- Goal
All lines from the beginning of the listing through the line with "const yTicks = [0, 50, 100, 150];" are to be copied word for word; the pictures are not.

- Data excerpt
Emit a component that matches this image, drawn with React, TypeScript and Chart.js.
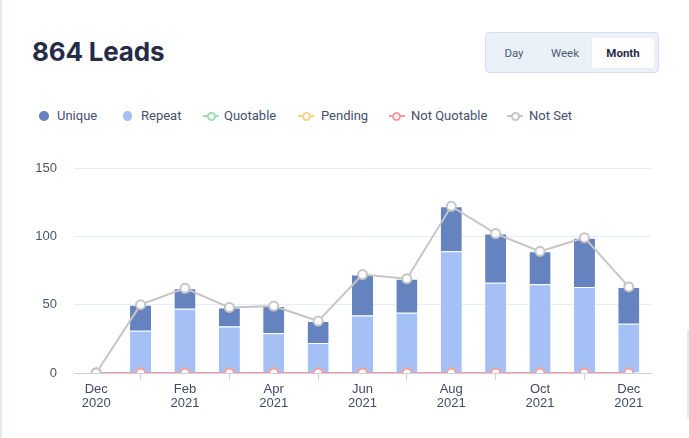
import React, { useEffect, useRef } from "react";
import { Chart, registerables } from "chart.js";

Chart.register(...registerables);

const monthLabels: string[][] = [
  ["Dec", "2020"], ["Jan", "2021"], ["Feb", "2021"], ["Mar", "2021"], ["Apr", "2021"],
  ["May", "2021"], ["Jun", "2021"], ["Jul", "2021"], ["Aug", "2021"], ["Sep", "2021"],
  ["Oct", "2021"], ["Nov", "2021"], ["Dec", "2021"],
];
const repeatValues = [0, 31, 47, 34, 29, 22, 42, 44, 89, 66, 65, 63, 36];
const uniqueValues = [0, 19, 15, 14, 20, 16, 30, 25, 33, 36, 24, 36, 27];
const notSetValues = [0, 50, 62, 48, 49, 38, 72, 69, 122, 102, 89, 99, 63];
const notQuotableValues = [0, 0, 0, 0, 0, 0, 0, 0, 0, 0, 0, 0, 0];
const pendingValues = [0, 0, 0, 0, 0, 0, 0, 0, 0, 0, 0, 0, 0];
const quotableValues = [0, 0, 0, 0, 0, 0, 0, 0, 0, 0, 0, 0, 0];
const yTicks = [0, 50, 100, 150];

const C_UNIQUE = "#6583be";
const C_REPEAT = "#a4c0f4";
const C_QUOT = "#9fdcae";
const C_PEND = "#f9d48f";
const C_NOTQ = "#f59aa3";
const C_NOTSET = "#c7c5c5";

const legendFont = "Roboto, 'Noto Sans', sans-serif";

function LineIcon({ left, color }: { left: number; color: string }) {
  return (
    <div style={{ position: "absolute", left, top: 111, width: 16, height: 10 }}>
      <div style={{ position: "absolute", left: 0, top: 4, width: 16, height: 2, background: color }} />
      <div
        style={{
          position: "absolute", left: 3.5, top: 0.5, width: 5, height: 5, borderRadius: "50%",
          border: `2px solid ${color}`, background: "#fff",
        }}
      />
    </div>
  );
}

function DotIcon({ left, color }: { left: number; color: string }) {
  return (
    <div
      style={{
        position: "absolute", left, top: 111.2, width: 9.6, height: 9.6, borderRadius: "50%", background: color,
      }}
    />
  );
}

function LegendText({ left, text }: { left: number; text: string }) {
  return (
    <div
      style={{
        position: "absolute", left, top: 107, height: 18, lineHeight: "18px", fontFamily: legendFont,
        fontSize: 13, color: "#45506e", whiteSpace: "nowrap",
      }}
    >
      {text}
    </div>
  );
}

export default function App() {
  const canvasRef = useRef<HTMLCanvasElement | null>(null);

  useEffect(() => {
    document.body.style.margin = "0";
    const canvas = canvasRef.current;
    if (!canvas) return;
    const lineDs = (label: string, data: number[], color: string, stack: string) => ({
      type: "line" as const,
      label,
      data,
      stack,
      borderColor: color,
      backgroundColor: "#ffffff",
      borderWidth: 2,
      pointRadius: 4.5,
      pointBorderWidth: 2,
      pointBorderColor: color,
      pointBackgroundColor: "#ffffff",
      tension: 0,
      fill: false,
    });
    const chart = new Chart(canvas, {
      type: "bar",
      data: {
        labels: monthLabels,
        datasets: [
          lineDs("Not Set", notSetValues, C_NOTSET, "ns"),
          lineDs("Not Quotable", notQuotableValues, C_NOTQ, "nq"),
          lineDs("Pending", pendingValues, C_PEND, "pe"),
          lineDs("Quotable", quotableValues, C_QUOT, "qu"),
          {
            type: "bar",
            label: "Repeat",
            data: repeatValues,
            stack: "leads",
            backgroundColor: C_REPEAT,
            borderColor: "#ffffff",
            borderWidth: { top: 1, left: 0, right: 0, bottom: 0 },
            borderSkipped: false,
            barPercentage: 0.475,
            categoryPercentage: 1,
          },
          {
            type: "bar",
            label: "Unique",
            data: uniqueValues,
            stack: "leads",
            backgroundColor: C_UNIQUE,
            borderColor: "#ffffff",
            borderWidth: { top: 1, left: 0, right: 0, bottom: 0 },
            borderSkipped: false,
            barPercentage: 0.475,
            categoryPercentage: 1,
          },
        ] as any,
      },
      options: {
        responsive: false,
        animation: false,
        layout: { padding: { left: 0, right: 38, top: 28, bottom: 0 } },
        plugins: { legend: { display: false }, tooltip: { enabled: false } },
        scales: {
          x: {
            stacked: true,
            offset: true,
            afterFit: (scale: any) => { scale.height = 57; },
            grid: {
              drawOnChartArea: false,
              drawTicks: true,
              tickLength: 7,
              color: "#c9d2e2",
              lineWidth: 1,
            },
            border: { display: true, color: "#c9d2e2", width: 1 },
            ticks: {
              autoSkip: false,
              maxRotation: 0,
              padding: 2,
              color: "#414b66",
              font: { family: "'Liberation Sans', Arial, sans-serif", size: 13, lineHeight: 1.08 },
              callback: function (this: any, _v: any, i: number) {
                return i % 2 === 0 ? monthLabels[i] : null;
              } as any,
            },
          },
          y: {
            stacked: true,
            min: 0,
            max: 150,
            afterFit: (scale: any) => { scale.width = 74; },
            afterBuildTicks: (scale: any) => { scale.ticks = yTicks.map((v) => ({ value: v })); },
            grid: { drawTicks: false, color: "#e8eef2", lineWidth: 1 },
            border: { display: false },
            ticks: {
              padding: 17,
              color: "#4b5468",
              font: { family: "'Liberation Sans', Arial, sans-serif", size: 13 },
            },
          },
        },
      },
    });
    return () => chart.destroy();
  }, []);

  return (
    <div
      style={{
        position: "relative", width: 689, height: 438, background: "#ffffff", overflow: "hidden",
      }}
    >
      <div style={{ position: "absolute", left: 0, top: 0, width: 2, height: 438, background: "#e5eaf1" }} />
      <div style={{ position: "absolute", left: 687, top: 330, width: 2, height: 88, background: "#e5eaf1" }} />
      <div
        style={{
          position: "absolute", left: 32, top: 36, lineHeight: "32px", fontSize: 26, fontWeight: 700,
          fontFamily: "Inter, 'Noto Sans', sans-serif", color: "#262b47", whiteSpace: "nowrap",
          letterSpacing: -0.2,
        }}
      >
        864 Leads
      </div>
      <div
        style={{
          position: "absolute", left: 485, top: 32, width: 172, height: 39, background: "#eaf1f9",
          border: "1px solid #d6e0ec", borderRadius: 4,
        }}
      >
        <div
          style={{
            position: "absolute", left: 106, top: 5, width: 62, height: 30, background: "#ffffff",
            borderRadius: 2, boxShadow: "0 0 1px rgba(0,0,0,0.08)",
          }}
        />
        {[
          { t: "Day", cx: 28, bold: false },
          { t: "Week", cx: 79, bold: false },
          { t: "Month", cx: 137, bold: true },
        ].map((b) => (
          <div
            key={b.t}
            style={{
              position: "absolute", left: b.cx - 30, width: 60, top: 11, height: 18, lineHeight: "18px",
              textAlign: "center", fontFamily: legendFont, fontSize: 11.5,
              fontWeight: b.bold ? 700 : 400, color: b.bold ? "#262b47" : "#4e5a76",
            }}
          >
            {b.t}
          </div>
        ))}
      </div>

      <DotIcon left={39} color={C_UNIQUE} />
      <LegendText left={57} text="Unique" />
      <DotIcon left={122.5} color={C_REPEAT} />
      <LegendText left={141} text="Repeat" />
      <LineIcon left={203} color={C_QUOT} />
      <LegendText left={224} text="Quotable" />
      <LineIcon left={298} color={C_PEND} />
      <LegendText left={321} text="Pending" />
      <LineIcon left={388.5} color={C_NOTQ} />
      <LegendText left={411} text="Not Quotable" />
      <LineIcon left={507} color={C_NOTSET} />
      <LegendText left={529} text="Not Set" />

      <canvas
        ref={canvasRef}
        width={689}
        height={290}
        style={{ position: "absolute", left: 0, top: 140, width: 689, height: 290 }}
      />
    </div>
  );
}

- The completed task
Emit a component that matches this image, drawn with React, TypeScript and Chart.js.
import React, { useEffect, useRef } from "react";
import { Chart, registerables } from "chart.js";

Chart.register(...registerables);

const monthLabels: string[][] = [
  ["Dec", "2020"], ["Jan", "2021"], ["Feb", "2021"], ["Mar", "2021"], ["Apr", "2021"],
  ["May", "2021"], ["Jun", "2021"], ["Jul", "2021"], ["Aug", "2021"], ["Sep", "2021"],
  ["Oct", "2021"], ["Nov", "2021"], ["Dec", "2021"],
];
const repeatValues = [0, 31, 47, 34, 29, 22, 42, 44, 89, 66, 65, 63, 36];
const uniqueValues = [0, 19, 15, 14, 20, 16, 30, 25, 33, 36, 24, 36, 27];
const notSetValues = [0, 50, 62, 48, 49, 38, 72, 69, 122, 102, 89, 99, 63];
const notQuotableValues = [0, 0, 0, 0, 0, 0, 0, 0, 0, 0, 0, 0, 0];
const pendingValues = [0, 0, 0, 0, 0, 0, 0, 0, 0, 0, 0, 0, 0];
const quotableValues = [0, 0, 0, 0, 0, 0, 0, 0, 0, 0, 0, 0, 0];
const yTicks = [0, 50, 100, 150];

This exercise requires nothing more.